Instruction:
Drop the pictures, then extract the listing word for word.

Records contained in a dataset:
_ _ _ _ _ _ _
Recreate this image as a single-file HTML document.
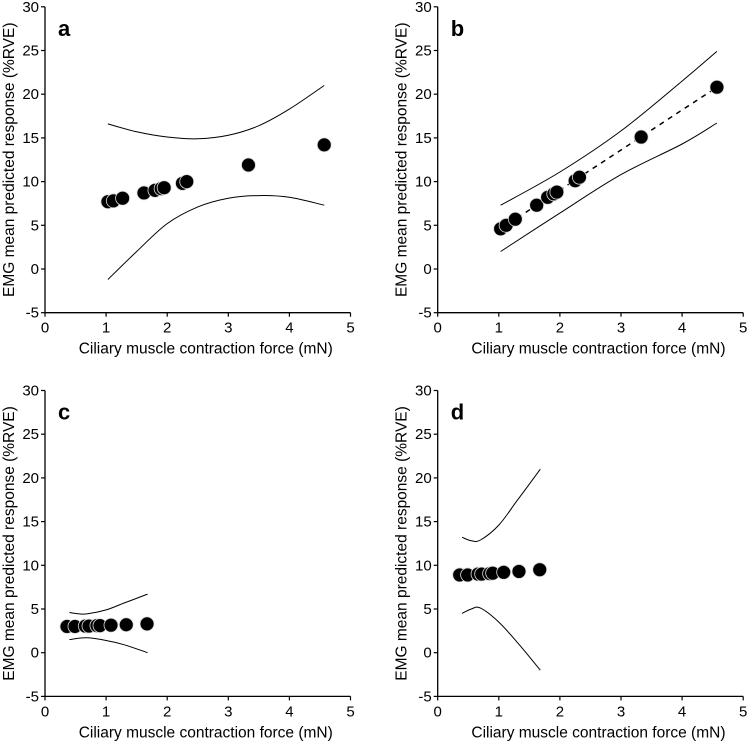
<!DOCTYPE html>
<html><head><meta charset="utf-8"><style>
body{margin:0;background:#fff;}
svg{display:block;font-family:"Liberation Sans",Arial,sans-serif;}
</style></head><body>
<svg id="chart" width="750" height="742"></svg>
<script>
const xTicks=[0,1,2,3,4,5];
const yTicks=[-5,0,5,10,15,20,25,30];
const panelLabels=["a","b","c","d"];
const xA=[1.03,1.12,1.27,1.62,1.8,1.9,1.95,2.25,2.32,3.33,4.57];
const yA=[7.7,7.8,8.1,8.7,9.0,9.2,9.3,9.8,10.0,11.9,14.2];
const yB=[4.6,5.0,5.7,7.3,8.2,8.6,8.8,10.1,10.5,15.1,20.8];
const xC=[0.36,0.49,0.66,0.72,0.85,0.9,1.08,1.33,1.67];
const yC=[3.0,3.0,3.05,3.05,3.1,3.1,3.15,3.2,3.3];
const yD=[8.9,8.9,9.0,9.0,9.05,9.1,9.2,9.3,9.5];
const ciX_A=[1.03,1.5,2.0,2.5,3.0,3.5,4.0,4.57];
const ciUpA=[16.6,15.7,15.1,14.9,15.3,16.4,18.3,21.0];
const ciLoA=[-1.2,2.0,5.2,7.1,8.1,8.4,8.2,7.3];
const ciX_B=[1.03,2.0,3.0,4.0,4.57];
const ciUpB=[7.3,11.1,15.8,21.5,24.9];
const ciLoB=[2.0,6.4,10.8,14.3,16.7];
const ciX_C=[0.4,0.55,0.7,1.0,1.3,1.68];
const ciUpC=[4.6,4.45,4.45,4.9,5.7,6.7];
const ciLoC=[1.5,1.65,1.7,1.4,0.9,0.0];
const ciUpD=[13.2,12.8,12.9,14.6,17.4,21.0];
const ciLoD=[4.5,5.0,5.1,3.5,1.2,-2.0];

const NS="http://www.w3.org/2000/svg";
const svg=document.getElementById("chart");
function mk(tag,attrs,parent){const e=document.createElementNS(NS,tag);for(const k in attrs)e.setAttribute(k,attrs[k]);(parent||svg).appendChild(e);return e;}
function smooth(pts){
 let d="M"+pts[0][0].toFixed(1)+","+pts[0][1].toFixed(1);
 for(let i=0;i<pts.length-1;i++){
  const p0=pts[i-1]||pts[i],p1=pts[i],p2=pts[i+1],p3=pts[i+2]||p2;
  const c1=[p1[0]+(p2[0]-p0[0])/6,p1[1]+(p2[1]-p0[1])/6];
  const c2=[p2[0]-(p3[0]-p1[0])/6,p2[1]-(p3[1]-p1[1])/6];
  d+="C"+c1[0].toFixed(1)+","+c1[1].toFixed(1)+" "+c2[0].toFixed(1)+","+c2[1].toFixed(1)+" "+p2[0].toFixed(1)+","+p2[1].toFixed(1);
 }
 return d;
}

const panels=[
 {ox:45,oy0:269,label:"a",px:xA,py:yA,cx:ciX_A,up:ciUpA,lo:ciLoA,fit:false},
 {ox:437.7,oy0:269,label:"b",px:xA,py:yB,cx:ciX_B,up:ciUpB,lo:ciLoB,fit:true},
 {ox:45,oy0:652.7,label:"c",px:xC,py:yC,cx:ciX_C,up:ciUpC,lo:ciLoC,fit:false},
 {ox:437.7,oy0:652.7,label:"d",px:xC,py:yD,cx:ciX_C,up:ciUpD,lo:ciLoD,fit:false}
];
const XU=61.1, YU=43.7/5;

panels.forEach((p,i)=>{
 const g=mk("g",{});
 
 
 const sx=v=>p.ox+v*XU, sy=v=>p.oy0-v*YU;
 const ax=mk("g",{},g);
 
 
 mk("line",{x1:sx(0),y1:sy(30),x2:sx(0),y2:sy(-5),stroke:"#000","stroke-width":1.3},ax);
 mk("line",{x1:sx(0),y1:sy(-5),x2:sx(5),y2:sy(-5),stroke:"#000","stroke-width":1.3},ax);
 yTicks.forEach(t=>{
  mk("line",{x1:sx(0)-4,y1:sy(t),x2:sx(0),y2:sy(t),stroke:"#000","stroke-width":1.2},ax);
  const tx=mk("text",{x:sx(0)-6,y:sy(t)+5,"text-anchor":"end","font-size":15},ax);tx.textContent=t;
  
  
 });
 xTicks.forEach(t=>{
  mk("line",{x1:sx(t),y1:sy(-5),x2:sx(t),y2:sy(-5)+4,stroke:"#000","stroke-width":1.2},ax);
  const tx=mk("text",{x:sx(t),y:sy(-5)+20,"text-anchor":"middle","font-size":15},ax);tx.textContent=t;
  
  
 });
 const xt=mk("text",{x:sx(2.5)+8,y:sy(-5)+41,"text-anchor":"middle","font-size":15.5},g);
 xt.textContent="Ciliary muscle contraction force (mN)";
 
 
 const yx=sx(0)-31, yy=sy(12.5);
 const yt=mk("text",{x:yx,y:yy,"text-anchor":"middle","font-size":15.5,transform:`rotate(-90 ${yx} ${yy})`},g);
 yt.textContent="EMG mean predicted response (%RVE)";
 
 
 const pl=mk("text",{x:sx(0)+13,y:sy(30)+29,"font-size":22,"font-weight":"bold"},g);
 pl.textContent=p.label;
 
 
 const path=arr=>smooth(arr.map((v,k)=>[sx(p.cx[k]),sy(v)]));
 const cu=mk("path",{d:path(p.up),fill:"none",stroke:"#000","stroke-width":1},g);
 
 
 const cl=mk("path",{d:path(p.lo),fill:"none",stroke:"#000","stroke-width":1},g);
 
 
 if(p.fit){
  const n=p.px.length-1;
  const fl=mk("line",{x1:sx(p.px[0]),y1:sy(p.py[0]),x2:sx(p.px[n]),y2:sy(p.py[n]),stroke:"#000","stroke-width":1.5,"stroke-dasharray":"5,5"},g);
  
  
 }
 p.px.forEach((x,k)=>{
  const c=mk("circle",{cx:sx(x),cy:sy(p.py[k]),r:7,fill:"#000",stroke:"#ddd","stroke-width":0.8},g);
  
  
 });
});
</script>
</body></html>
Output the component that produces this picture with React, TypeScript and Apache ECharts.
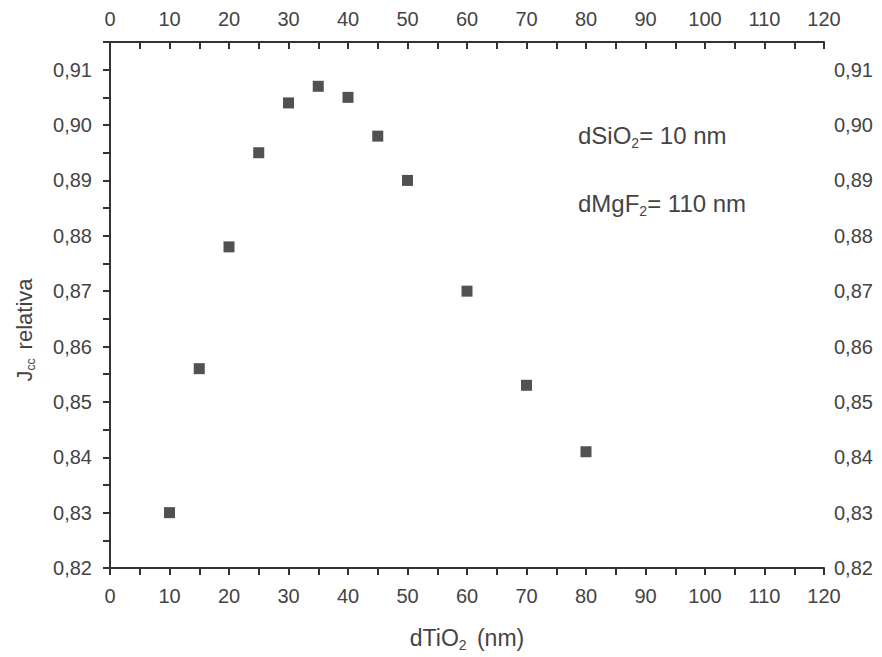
_ _ _ _ _ _ _
Complete output:
Recreate this image as a single-file HTML document.
<!DOCTYPE html>
<html><head><meta charset="utf-8"><style>
body{margin:0;background:#fff;}
svg{display:block;font-family:"Liberation Sans",Arial,sans-serif;}
</style></head><body>
<svg id="chart" width="750" height="742"></svg>
<script>
const xTicks=[0,1,2,3,4,5];
const yTicks=[-5,0,5,10,15,20,25,30];
const panelLabels=["a","b","c","d"];
const xA=[1.03,1.12,1.27,1.62,1.8,1.9,1.95,2.25,2.32,3.33,4.57];
const yA=[7.7,7.8,8.1,8.7,9.0,9.2,9.3,9.8,10.0,11.9,14.2];
const yB=[4.6,5.0,5.7,7.3,8.2,8.6,8.8,10.1,10.5,15.1,20.8];
const xC=[0.36,0.49,0.66,0.72,0.85,0.9,1.08,1.33,1.67];
const yC=[3.0,3.0,3.05,3.05,3.1,3.1,3.15,3.2,3.3];
const yD=[8.9,8.9,9.0,9.0,9.05,9.1,9.2,9.3,9.5];
const ciX_A=[1.03,1.5,2.0,2.5,3.0,3.5,4.0,4.57];
const ciUpA=[16.6,15.7,15.1,14.9,15.3,16.4,18.3,21.0];
const ciLoA=[-1.2,2.0,5.2,7.1,8.1,8.4,8.2,7.3];
const ciX_B=[1.03,2.0,3.0,4.0,4.57];
const ciUpB=[7.3,11.1,15.8,21.5,24.9];
const ciLoB=[2.0,6.4,10.8,14.3,16.7];
const ciX_C=[0.4,0.55,0.7,1.0,1.3,1.68];
const ciUpC=[4.6,4.45,4.45,4.9,5.7,6.7];
const ciLoC=[1.5,1.65,1.7,1.4,0.9,0.0];
const ciUpD=[13.2,12.8,12.9,14.6,17.4,21.0];
const ciLoD=[4.5,5.0,5.1,3.5,1.2,-2.0];

const NS="http://www.w3.org/2000/svg";
const svg=document.getElementById("chart");
function mk(tag,attrs,parent){const e=document.createElementNS(NS,tag);for(const k in attrs)e.setAttribute(k,attrs[k]);(parent||svg).appendChild(e);return e;}
function smooth(pts){
 let d="M"+pts[0][0].toFixed(1)+","+pts[0][1].toFixed(1);
 for(let i=0;i<pts.length-1;i++){
  const p0=pts[i-1]||pts[i],p1=pts[i],p2=pts[i+1],p3=pts[i+2]||p2;
  const c1=[p1[0]+(p2[0]-p0[0])/6,p1[1]+(p2[1]-p0[1])/6];
  const c2=[p2[0]-(p3[0]-p1[0])/6,p2[1]-(p3[1]-p1[1])/6];
  d+="C"+c1[0].toFixed(1)+","+c1[1].toFixed(1)+" "+c2[0].toFixed(1)+","+c2[1].toFixed(1)+" "+p2[0].toFixed(1)+","+p2[1].toFixed(1);
 }
 return d;
}

const panels=[
 {ox:45,oy0:269,label:"a",px:xA,py:yA,cx:ciX_A,up:ciUpA,lo:ciLoA,fit:false},
 {ox:437.7,oy0:269,label:"b",px:xA,py:yB,cx:ciX_B,up:ciUpB,lo:ciLoB,fit:true},
 {ox:45,oy0:652.7,label:"c",px:xC,py:yC,cx:ciX_C,up:ciUpC,lo:ciLoC,fit:false},
 {ox:437.7,oy0:652.7,label:"d",px:xC,py:yD,cx:ciX_C,up:ciUpD,lo:ciLoD,fit:false}
];
const XU=61.1, YU=43.7/5;

panels.forEach((p,i)=>{
 const g=mk("g",{});
 
 
 const sx=v=>p.ox+v*XU, sy=v=>p.oy0-v*YU;
 const ax=mk("g",{},g);
 
 
 mk("line",{x1:sx(0),y1:sy(30),x2:sx(0),y2:sy(-5),stroke:"#000","stroke-width":1.3},ax);
 mk("line",{x1:sx(0),y1:sy(-5),x2:sx(5),y2:sy(-5),stroke:"#000","stroke-width":1.3},ax);
 yTicks.forEach(t=>{
  mk("line",{x1:sx(0)-4,y1:sy(t),x2:sx(0),y2:sy(t),stroke:"#000","stroke-width":1.2},ax);
  const tx=mk("text",{x:sx(0)-6,y:sy(t)+5,"text-anchor":"end","font-size":15},ax);tx.textContent=t;
  
  
 });
 xTicks.forEach(t=>{
  mk("line",{x1:sx(t),y1:sy(-5),x2:sx(t),y2:sy(-5)+4,stroke:"#000","stroke-width":1.2},ax);
  const tx=mk("text",{x:sx(t),y:sy(-5)+20,"text-anchor":"middle","font-size":15},ax);tx.textContent=t;
  
  
 });
 const xt=mk("text",{x:sx(2.5)+8,y:sy(-5)+41,"text-anchor":"middle","font-size":15.5},g);
 xt.textContent="Ciliary muscle contraction force (mN)";
 
 
 const yx=sx(0)-31, yy=sy(12.5);
 const yt=mk("text",{x:yx,y:yy,"text-anchor":"middle","font-size":15.5,transform:`rotate(-90 ${yx} ${yy})`},g);
 yt.textContent="EMG mean predicted response (%RVE)";
 
 
 const pl=mk("text",{x:sx(0)+13,y:sy(30)+29,"font-size":22,"font-weight":"bold"},g);
 pl.textContent=p.label;
 
 
 const path=arr=>smooth(arr.map((v,k)=>[sx(p.cx[k]),sy(v)]));
 const cu=mk("path",{d:path(p.up),fill:"none",stroke:"#000","stroke-width":1},g);
 
 
 const cl=mk("path",{d:path(p.lo),fill:"none",stroke:"#000","stroke-width":1},g);
 
 
 if(p.fit){
  const n=p.px.length-1;
  const fl=mk("line",{x1:sx(p.px[0]),y1:sy(p.py[0]),x2:sx(p.px[n]),y2:sy(p.py[n]),stroke:"#000","stroke-width":1.5,"stroke-dasharray":"5,5"},g);
  
  
 }
 p.px.forEach((x,k)=>{
  const c=mk("circle",{cx:sx(x),cy:sy(p.py[k]),r:7,fill:"#000",stroke:"#ddd","stroke-width":0.8},g);
  
  
 });
});
</script>
</body></html>
Output the component that produces this picture with React, TypeScript and Apache ECharts.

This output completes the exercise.